- [To be done]: Return each line of the listing below, unchanged, and omit the images.

- [Provided data]:
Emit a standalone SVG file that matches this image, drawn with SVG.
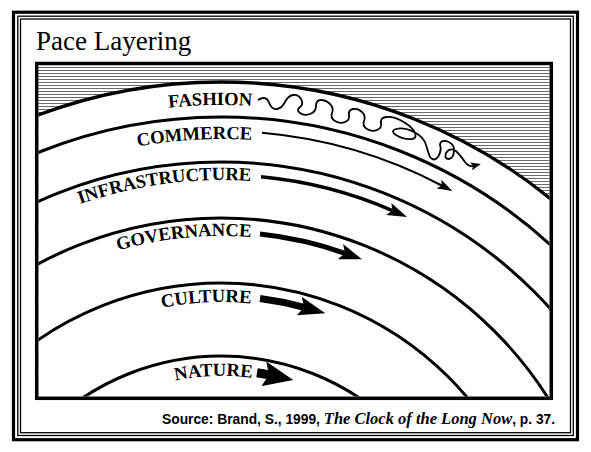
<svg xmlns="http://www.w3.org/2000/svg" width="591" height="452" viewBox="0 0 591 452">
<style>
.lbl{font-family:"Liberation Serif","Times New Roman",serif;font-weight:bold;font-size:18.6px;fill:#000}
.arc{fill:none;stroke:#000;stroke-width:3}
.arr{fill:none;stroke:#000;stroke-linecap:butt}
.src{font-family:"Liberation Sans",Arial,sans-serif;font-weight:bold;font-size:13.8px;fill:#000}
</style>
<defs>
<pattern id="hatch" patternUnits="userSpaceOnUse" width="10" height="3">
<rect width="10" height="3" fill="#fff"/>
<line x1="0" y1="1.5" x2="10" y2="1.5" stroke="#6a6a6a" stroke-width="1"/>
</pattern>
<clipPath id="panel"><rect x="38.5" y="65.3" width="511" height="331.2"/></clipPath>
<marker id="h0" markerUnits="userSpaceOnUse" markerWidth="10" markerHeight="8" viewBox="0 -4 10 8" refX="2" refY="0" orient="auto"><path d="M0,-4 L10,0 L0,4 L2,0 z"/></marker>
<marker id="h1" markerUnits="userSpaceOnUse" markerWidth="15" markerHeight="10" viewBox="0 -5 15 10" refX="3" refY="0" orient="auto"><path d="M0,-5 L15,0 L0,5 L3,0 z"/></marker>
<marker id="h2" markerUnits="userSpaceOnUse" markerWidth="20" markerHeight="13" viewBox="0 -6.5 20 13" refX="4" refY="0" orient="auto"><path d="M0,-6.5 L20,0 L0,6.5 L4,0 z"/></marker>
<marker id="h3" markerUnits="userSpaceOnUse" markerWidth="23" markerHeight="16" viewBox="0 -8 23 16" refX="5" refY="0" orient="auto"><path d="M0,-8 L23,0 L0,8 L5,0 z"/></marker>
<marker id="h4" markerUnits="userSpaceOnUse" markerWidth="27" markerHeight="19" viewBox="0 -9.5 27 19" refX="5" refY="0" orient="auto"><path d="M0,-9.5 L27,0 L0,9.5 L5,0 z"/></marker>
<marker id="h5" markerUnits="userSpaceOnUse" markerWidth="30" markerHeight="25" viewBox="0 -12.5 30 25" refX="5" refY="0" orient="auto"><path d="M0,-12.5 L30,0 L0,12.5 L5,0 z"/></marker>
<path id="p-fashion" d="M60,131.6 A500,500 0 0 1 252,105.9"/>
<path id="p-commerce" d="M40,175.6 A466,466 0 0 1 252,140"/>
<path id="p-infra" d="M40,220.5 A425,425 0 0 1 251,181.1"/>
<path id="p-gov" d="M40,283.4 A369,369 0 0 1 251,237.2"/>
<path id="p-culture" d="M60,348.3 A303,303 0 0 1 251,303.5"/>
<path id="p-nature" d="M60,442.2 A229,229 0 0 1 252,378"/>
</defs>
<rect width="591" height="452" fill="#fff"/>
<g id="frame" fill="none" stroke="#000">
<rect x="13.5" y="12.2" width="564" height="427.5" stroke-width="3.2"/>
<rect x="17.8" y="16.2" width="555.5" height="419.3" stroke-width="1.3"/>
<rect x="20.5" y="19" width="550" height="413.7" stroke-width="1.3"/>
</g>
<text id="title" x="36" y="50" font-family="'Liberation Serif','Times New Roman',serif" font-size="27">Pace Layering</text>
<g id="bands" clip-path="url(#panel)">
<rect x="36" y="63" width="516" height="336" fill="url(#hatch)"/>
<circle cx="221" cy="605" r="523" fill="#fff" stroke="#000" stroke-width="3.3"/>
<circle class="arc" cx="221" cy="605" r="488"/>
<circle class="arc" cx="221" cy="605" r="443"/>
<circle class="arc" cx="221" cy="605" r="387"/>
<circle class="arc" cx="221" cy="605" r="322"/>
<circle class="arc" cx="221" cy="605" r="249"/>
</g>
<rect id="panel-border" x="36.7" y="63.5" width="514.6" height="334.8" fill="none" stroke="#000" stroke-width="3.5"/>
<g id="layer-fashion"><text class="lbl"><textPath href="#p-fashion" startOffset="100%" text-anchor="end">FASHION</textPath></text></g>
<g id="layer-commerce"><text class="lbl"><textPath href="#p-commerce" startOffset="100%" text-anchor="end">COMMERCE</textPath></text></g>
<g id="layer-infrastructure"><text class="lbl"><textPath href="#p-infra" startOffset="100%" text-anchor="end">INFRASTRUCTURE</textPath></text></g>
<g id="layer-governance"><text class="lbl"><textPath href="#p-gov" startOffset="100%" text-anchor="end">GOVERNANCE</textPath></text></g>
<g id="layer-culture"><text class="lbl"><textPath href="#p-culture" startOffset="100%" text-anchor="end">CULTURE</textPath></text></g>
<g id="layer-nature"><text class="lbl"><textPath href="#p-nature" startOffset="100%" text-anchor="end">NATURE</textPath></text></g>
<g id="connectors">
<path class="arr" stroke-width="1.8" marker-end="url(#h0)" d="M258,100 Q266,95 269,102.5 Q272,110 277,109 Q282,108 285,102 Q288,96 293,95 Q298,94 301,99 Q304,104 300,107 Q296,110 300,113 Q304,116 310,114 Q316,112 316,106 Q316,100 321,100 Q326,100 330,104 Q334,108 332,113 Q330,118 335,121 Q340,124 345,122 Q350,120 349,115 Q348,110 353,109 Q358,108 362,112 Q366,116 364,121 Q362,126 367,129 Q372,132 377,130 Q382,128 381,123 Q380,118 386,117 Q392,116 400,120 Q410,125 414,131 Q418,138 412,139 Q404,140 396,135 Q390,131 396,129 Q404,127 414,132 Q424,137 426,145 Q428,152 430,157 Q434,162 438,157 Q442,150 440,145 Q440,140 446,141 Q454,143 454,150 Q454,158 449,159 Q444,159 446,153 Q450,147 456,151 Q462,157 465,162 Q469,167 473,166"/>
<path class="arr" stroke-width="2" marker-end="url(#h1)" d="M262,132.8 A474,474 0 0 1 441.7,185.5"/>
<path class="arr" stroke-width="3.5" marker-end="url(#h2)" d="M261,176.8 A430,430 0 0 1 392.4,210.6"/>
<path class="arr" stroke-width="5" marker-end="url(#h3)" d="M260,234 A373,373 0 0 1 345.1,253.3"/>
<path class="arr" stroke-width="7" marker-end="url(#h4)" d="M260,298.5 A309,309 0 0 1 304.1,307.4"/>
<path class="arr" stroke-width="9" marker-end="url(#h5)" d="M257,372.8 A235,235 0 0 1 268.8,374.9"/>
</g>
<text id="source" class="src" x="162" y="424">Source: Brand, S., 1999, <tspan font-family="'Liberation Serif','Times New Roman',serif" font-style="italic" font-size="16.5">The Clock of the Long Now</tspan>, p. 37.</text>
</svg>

- [Answer for the task]:
Emit a standalone SVG file that matches this image, drawn with SVG.
<svg xmlns="http://www.w3.org/2000/svg" width="591" height="452" viewBox="0 0 591 452">
<style>
.lbl{font-family:"Liberation Serif","Times New Roman",serif;font-weight:bold;font-size:18.6px;fill:#000}
.arc{fill:none;stroke:#000;stroke-width:3}
.arr{fill:none;stroke:#000;stroke-linecap:butt}
.src{font-family:"Liberation Sans",Arial,sans-serif;font-weight:bold;font-size:13.8px;fill:#000}
</style>
<defs>
<pattern id="hatch" patternUnits="userSpaceOnUse" width="10" height="3">
<rect width="10" height="3" fill="#fff"/>
<line x1="0" y1="1.5" x2="10" y2="1.5" stroke="#6a6a6a" stroke-width="1"/>
</pattern>
<clipPath id="panel"><rect x="38.5" y="65.3" width="511" height="331.2"/></clipPath>
<marker id="h0" markerUnits="userSpaceOnUse" markerWidth="10" markerHeight="8" viewBox="0 -4 10 8" refX="2" refY="0" orient="auto"><path d="M0,-4 L10,0 L0,4 L2,0 z"/></marker>
<marker id="h1" markerUnits="userSpaceOnUse" markerWidth="15" markerHeight="10" viewBox="0 -5 15 10" refX="3" refY="0" orient="auto"><path d="M0,-5 L15,0 L0,5 L3,0 z"/></marker>
<marker id="h2" markerUnits="userSpaceOnUse" markerWidth="20" markerHeight="13" viewBox="0 -6.5 20 13" refX="4" refY="0" orient="auto"><path d="M0,-6.5 L20,0 L0,6.5 L4,0 z"/></marker>
<marker id="h3" markerUnits="userSpaceOnUse" markerWidth="23" markerHeight="16" viewBox="0 -8 23 16" refX="5" refY="0" orient="auto"><path d="M0,-8 L23,0 L0,8 L5,0 z"/></marker>
<marker id="h4" markerUnits="userSpaceOnUse" markerWidth="27" markerHeight="19" viewBox="0 -9.5 27 19" refX="5" refY="0" orient="auto"><path d="M0,-9.5 L27,0 L0,9.5 L5,0 z"/></marker>
<marker id="h5" markerUnits="userSpaceOnUse" markerWidth="30" markerHeight="25" viewBox="0 -12.5 30 25" refX="5" refY="0" orient="auto"><path d="M0,-12.5 L30,0 L0,12.5 L5,0 z"/></marker>
<path id="p-fashion" d="M60,131.6 A500,500 0 0 1 252,105.9"/>
<path id="p-commerce" d="M40,175.6 A466,466 0 0 1 252,140"/>
<path id="p-infra" d="M40,220.5 A425,425 0 0 1 251,181.1"/>
<path id="p-gov" d="M40,283.4 A369,369 0 0 1 251,237.2"/>
<path id="p-culture" d="M60,348.3 A303,303 0 0 1 251,303.5"/>
<path id="p-nature" d="M60,442.2 A229,229 0 0 1 252,378"/>
</defs>
<rect width="591" height="452" fill="#fff"/>
<g id="frame" fill="none" stroke="#000">
<rect x="13.5" y="12.2" width="564" height="427.5" stroke-width="3.2"/>
<rect x="17.8" y="16.2" width="555.5" height="419.3" stroke-width="1.3"/>
<rect x="20.5" y="19" width="550" height="413.7" stroke-width="1.3"/>
</g>
<text id="title" x="36" y="50" font-family="'Liberation Serif','Times New Roman',serif" font-size="27">Pace Layering</text>
<g id="bands" clip-path="url(#panel)">
<rect x="36" y="63" width="516" height="336" fill="url(#hatch)"/>
<circle cx="221" cy="605" r="523" fill="#fff" stroke="#000" stroke-width="3.3"/>
<circle class="arc" cx="221" cy="605" r="488"/>
<circle class="arc" cx="221" cy="605" r="443"/>
<circle class="arc" cx="221" cy="605" r="387"/>
<circle class="arc" cx="221" cy="605" r="322"/>
<circle class="arc" cx="221" cy="605" r="249"/>
</g>
<rect id="panel-border" x="36.7" y="63.5" width="514.6" height="334.8" fill="none" stroke="#000" stroke-width="3.5"/>
<g id="layer-fashion"><text class="lbl"><textPath href="#p-fashion" startOffset="100%" text-anchor="end">FASHION</textPath></text></g>
<g id="layer-commerce"><text class="lbl"><textPath href="#p-commerce" startOffset="100%" text-anchor="end">COMMERCE</textPath></text></g>
<g id="layer-infrastructure"><text class="lbl"><textPath href="#p-infra" startOffset="100%" text-anchor="end">INFRASTRUCTURE</textPath></text></g>
<g id="layer-governance"><text class="lbl"><textPath href="#p-gov" startOffset="100%" text-anchor="end">GOVERNANCE</textPath></text></g>
<g id="layer-culture"><text class="lbl"><textPath href="#p-culture" startOffset="100%" text-anchor="end">CULTURE</textPath></text></g>
<g id="layer-nature"><text class="lbl"><textPath href="#p-nature" startOffset="100%" text-anchor="end">NATURE</textPath></text></g>
<g id="connectors">
<path class="arr" stroke-width="1.8" marker-end="url(#h0)" d="M258,100 Q266,95 269,102.5 Q272,110 277,109 Q282,108 285,102 Q288,96 293,95 Q298,94 301,99 Q304,104 300,107 Q296,110 300,113 Q304,116 310,114 Q316,112 316,106 Q316,100 321,100 Q326,100 330,104 Q334,108 332,113 Q330,118 335,121 Q340,124 345,122 Q350,120 349,115 Q348,110 353,109 Q358,108 362,112 Q366,116 364,121 Q362,126 367,129 Q372,132 377,130 Q382,128 381,123 Q380,118 386,117 Q392,116 400,120 Q410,125 414,131 Q418,138 412,139 Q404,140 396,135 Q390,131 396,129 Q404,127 414,132 Q424,137 426,145 Q428,152 430,157 Q434,162 438,157 Q442,150 440,145 Q440,140 446,141 Q454,143 454,150 Q454,158 449,159 Q444,159 446,153 Q450,147 456,151 Q462,157 465,162 Q469,167 473,166"/>
<path class="arr" stroke-width="2" marker-end="url(#h1)" d="M262,132.8 A474,474 0 0 1 441.7,185.5"/>
<path class="arr" stroke-width="3.5" marker-end="url(#h2)" d="M261,176.8 A430,430 0 0 1 392.4,210.6"/>
<path class="arr" stroke-width="5" marker-end="url(#h3)" d="M260,234 A373,373 0 0 1 345.1,253.3"/>
<path class="arr" stroke-width="7" marker-end="url(#h4)" d="M260,298.5 A309,309 0 0 1 304.1,307.4"/>
<path class="arr" stroke-width="9" marker-end="url(#h5)" d="M257,372.8 A235,235 0 0 1 268.8,374.9"/>
</g>
<text id="source" class="src" x="162" y="424">Source: Brand, S., 1999, <tspan font-family="'Liberation Serif','Times New Roman',serif" font-style="italic" font-size="16.5">The Clock of the Long Now</tspan>, p. 37.</text>
</svg>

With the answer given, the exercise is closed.